Former ASP International CEO Peter Whittaker Passes

It is with great sadness that I write of the passing of former ASP International CEO Peter Whittaker. Pete passed away at noon on Saturday July 22, 2006, after a long illness. Peter leaves a great legacy in the sport of surfing, many of todays pro surfers and definitely future professionals are the direct beneficiaries of Peter’s body of work as a {{{Sports}}} Administrator.

Some people become surfing administrators, some people are born to be one. Pete was the latter. I have known Peter Whittaker for over 20 years. When I first met him he was a Surveyor by trade who loved surfing, in fact when he first arrived in Queensland he was rather bohemian, living in a tent in the Noosa National Park at this gorgeous beach called Alexander Bay. It wasn’t long before he gravitated towards the Noosa Boardriders Club, and so began his long and successful journey into the world of sports admin.

Peter had some distinct qualities, many of which were taylor made for this profession. The guy was decisive and he was fearless in the face of criticism or opposition. This was tested very early on. The surfing charity group, Surfers Against Natures Destruction (SAND), recruited Peter to be their judge at an inter club event in 1986. A lot of very talented surfers decided to surf for SAND instead of their respective clubs and they smashed them, winning easily. The pride of the established top clubs was dented and they vented their fury at Pete, hurling abuse and the odd rock his way. To my amazement Pete remained stoic, it was like water off a ducks back. It was exactly what the rabble of surfing needed back then.

Pete entered the system and before long made his way to CEO of Surfing Queensland. He was instrumental in overhauling judging and coaching accreditation courses, but his major contribution was in team and event management and office admin. Youngster such as Kieren Perrow, Michael Lowe and Danny Wills, to name but a few, remember Pete as a really cool Team Manager on away trips. He was so into background detail that the surfers themselves were so well looked after that all they had to do was bring home the bacon through their surfing performance. Pete was involved in many triumphant campaigns at a time well before the success formula of good management was recognised.
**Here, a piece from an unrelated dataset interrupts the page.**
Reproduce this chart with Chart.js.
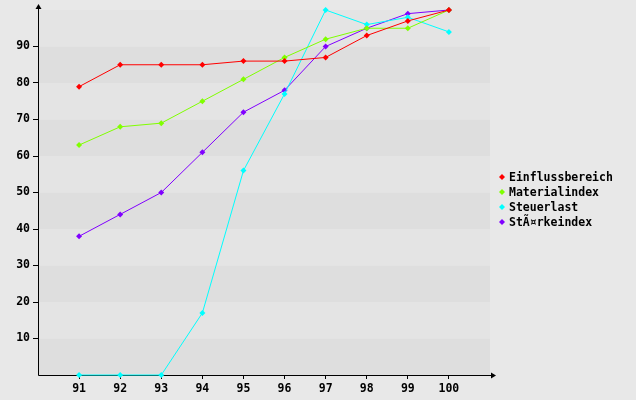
<!doctype html>
<html lang="de">
  <head>
    <meta charset="UTF-8" />
    <title>Indexverlauf 91-100</title>
    <script src="https://cdn.jsdelivr.net/npm/chart.js"></script>
    <style>
      html, body { margin: 0; padding: 0; background: #e8e8e8; }
      .chart-container { position: relative; width: 636px; height: 400px; }
    </style>
  </head>
  <body>
    <div class="chart-container">
      <canvas id="indexChart"></canvas>
    </div>

    <script>
      const years = [91, 92, 93, 94, 95, 96, 97, 98, 99, 100]
      const seriesNames = ['Einflussbereich', 'Materialindex', 'Steuerlast', 'StÃ¤rkeindex']
      const einfluss = [79, 85, 85, 85, 86, 86, 87, 93, 97, 100]
      const material = [63, 68, 69, 75, 81, 87, 92, 95, 95, 100]
      const steuer = [0, 0, 0, 17, 56, 77, 100, 96, 98, 94]
      const staerke = [38, 44, 50, 61, 72, 78, 90, 95, 99, 100]
      const yTicks = [10, 20, 30, 40, 50, 60, 70, 80, 90]
      const colors = ['#ff0000', '#80ff00', '#00ffff', '#8000ff']

      const FONT = { family: 'DejaVu Sans Mono', size: 11.5, weight: 'bold' }

      const makeSet = (i, values) => ({
        label: seriesNames[i],
        data: years.map((y, k) => ({ x: y, y: values[k] })),
        borderColor: colors[i],
        backgroundColor: colors[i],
        borderWidth: 1,
        pointStyle: 'rectRot',
        pointRadius: 3,
        pointBorderWidth: 0,
        tension: 0,
        clip: false
      })

      // Hintergrundstreifen
      const bands = {
        id: 'bands',
        beforeDraw(chart) {
          const { ctx, chartArea: a, scales } = chart
          ctx.save()
          ctx.fillStyle = '#e8e8e8'
          ctx.fillRect(0, 0, chart.width, chart.height)
          for (let v = 0; v < 100; v += 10) {
            const y1 = scales.y.getPixelForValue(v + 10)
            const y0 = scales.y.getPixelForValue(v)
            ctx.fillStyle = (v / 10) % 2 === 0 ? '#dedede' : '#e4e4e4'
            ctx.fillRect(a.left, y1, a.right - a.left, y0 - y1)
          }
          ctx.restore()
        }
      }

      // Achsen mit Pfeilen
      const arrows = {
        id: 'arrows',
        beforeDatasetsDraw(chart) {
          const { ctx, chartArea: a } = chart
          const x0 = Math.round(a.left) + 0.5
          const y0 = Math.round(a.bottom) + 0.5
          ctx.save()
          ctx.strokeStyle = '#000'
          ctx.fillStyle = '#000'
          ctx.lineWidth = 1
          ctx.beginPath()
          ctx.moveTo(x0, y0)
          ctx.lineTo(x0, a.top - 5)
          ctx.moveTo(x0, y0)
          ctx.lineTo(a.right + 5, y0)
          ctx.stroke()
          ctx.beginPath()
          ctx.moveTo(x0, a.top - 6)
          ctx.lineTo(x0 - 3, a.top - 1)
          ctx.lineTo(x0 + 3, a.top - 1)
          ctx.closePath()
          ctx.fill()
          ctx.beginPath()
          ctx.moveTo(a.right + 6, y0)
          ctx.lineTo(a.right + 1, y0 - 3)
          ctx.lineTo(a.right + 1, y0 + 3)
          ctx.closePath()
          ctx.fill()
          ctx.restore()
        }
      }

      // Legende rechts
      const sideLegend = {
        id: 'sideLegend',
        afterDraw(chart) {
          const { ctx, chartArea: a } = chart
          ctx.save()
          ctx.font = `${FONT.weight} ${FONT.size}px ${FONT.family}`
          ctx.textBaseline = 'middle'
          chart.data.datasets.forEach((ds, i) => {
            const y = 177 + i * 15
            const mx = a.right + 12
            ctx.fillStyle = ds.borderColor
            ctx.beginPath()
            ctx.moveTo(mx, y - 3)
            ctx.lineTo(mx + 3, y)
            ctx.lineTo(mx, y + 3)
            ctx.lineTo(mx - 3, y)
            ctx.closePath()
            ctx.fill()
            ctx.fillStyle = '#000'
            ctx.fillText(ds.label, mx + 7, y + 1)
          })
          ctx.restore()
        }
      }

      const ctx = document.getElementById('indexChart').getContext('2d')
      const indexChart = new Chart(ctx, {
        type: 'line',
        data: {
          datasets: [
            makeSet(0, einfluss),
            makeSet(1, material),
            makeSet(2, steuer),
            makeSet(3, staerke)
          ]
        },
        options: {
          responsive: true,
          maintainAspectRatio: false,
          animation: false,
          layout: { padding: { top: 10, right: 146, left: 0, bottom: 0 } },
          plugins: { legend: { display: false }, tooltip: { enabled: false } },
          scales: {
            x: {
              type: 'linear',
              min: 90,
              max: 101,
              afterBuildTicks: (axis) => { axis.ticks = years.map((v) => ({ value: v })) },
              afterFit: (s) => { s.height = 25 },
              border: { display: false },
              grid: { drawOnChartArea: false, drawTicks: true, tickLength: 4, color: '#000' },
              ticks: { color: '#000', font: FONT, padding: 3, maxRotation: 0, autoSkip: false }
            },
            y: {
              type: 'linear',
              min: 0,
              max: 100,
              afterBuildTicks: (axis) => { axis.ticks = yTicks.map((v) => ({ value: v })) },
              afterFit: (s) => { s.width = 38 },
              border: { display: false },
              grid: { drawOnChartArea: false, drawTicks: true, tickLength: 5, color: '#000' },
              ticks: { color: '#000', font: FONT, padding: 3 }
            }
          }
        },
        plugins: [bands, arrows, sideLegend]
      })
    </script>
  </body>
</html>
On the national front, Pete managed all the teams representing Australia in the World Grommet Championships, held annually in Bali. It was around this time, in the early {{{90}}}’s, that he encouraged me to get involved in the national coaching and we enjoyed many fun forays to Indo, the kids surfed their brains out and Pete never once got to know what it feels like to come second. His managerial style was classic, all business on the beach, all fun by the pool or at the many restaurants that lined the streets of Kuta. Pete was also instrumental in establishing events in Sumbawa and his real baby was Nias. He had the knack of being able to woo the Indonesian authorities and felt right at home with Governors or having beers with armed members of the military, including Generals.

As the team for ASP Australasia, I’ll never forget the first ASP Board meeting Pete attended. It was in Bali in around 94. Pete presented the Regional report in this bound document that was meticulously set out and full of detail, incorporating growth projections, event management, financials, sponsorship opportunities, marketing strategies etc. This document and Pete’s presentation were to have a profound impact on ASP. It virtually changed the way reports were delivered; it became a template for not only regional stuff but for the way all presentations were made at Board level. At that meeting Pete caught the eye of some of the shakers and movers of pro surfing, including Greville Mitchell, Randy Rarick, Ian Cairns and CEO Graham Stapelburg.

It wasn’t long before CEO Stapelburg went head hunting for Pete, the guy definitely had talent. So he moved on from Surfing Australia and relocated to Laguna Beach California, to work with ‘G’, Meg Bernad, Dory Payne and Jesse Faen at ASP International. This was a very fulfilling time in Pete’s career. He would ring me and wax lyrical over how fantastic it was to be the WCT Tour Manager. He’d found his calling, he absolutely loved working with and for the surfers, loved traveling the tour, mixing with event owners, government officials and serving the sport and its athletes in this capacity.

When ‘G’ moved on from ASP destiny stepped in once again on Pete’s career. He was unwittingly thrust into the role of CEO of ASP International. He referred to it as an interim role, he desperately wanted to get back to the idyllic role of Tour Manager, where his heart lay. But it was not meant to be. Pete once again encouraged me to come with him on this journey, and over a few cool ones one evening at {{{Rocky}}} Point we established the Bugs/Weeta ticket, running ASP being our collective goal. The team was officially reunited in March 1999 when we were inducted as ASP Management.

I won’t bore you with the details of all our travails, but it’s now safe to say it was a tumultuous time for pro surfing and ASP. There was unhappiness, surfers were fed up with shitty tour locations, an antiquated judging criteria, an unsynchronized tour schedule, there was talk of a rebel tour, event sponsors were coming and going, there was no security on any side of the table, other extreme sports were leaving pro surfing in the shade, and ASP was at the very bottom of its credibility in Southern California, the hub of industry.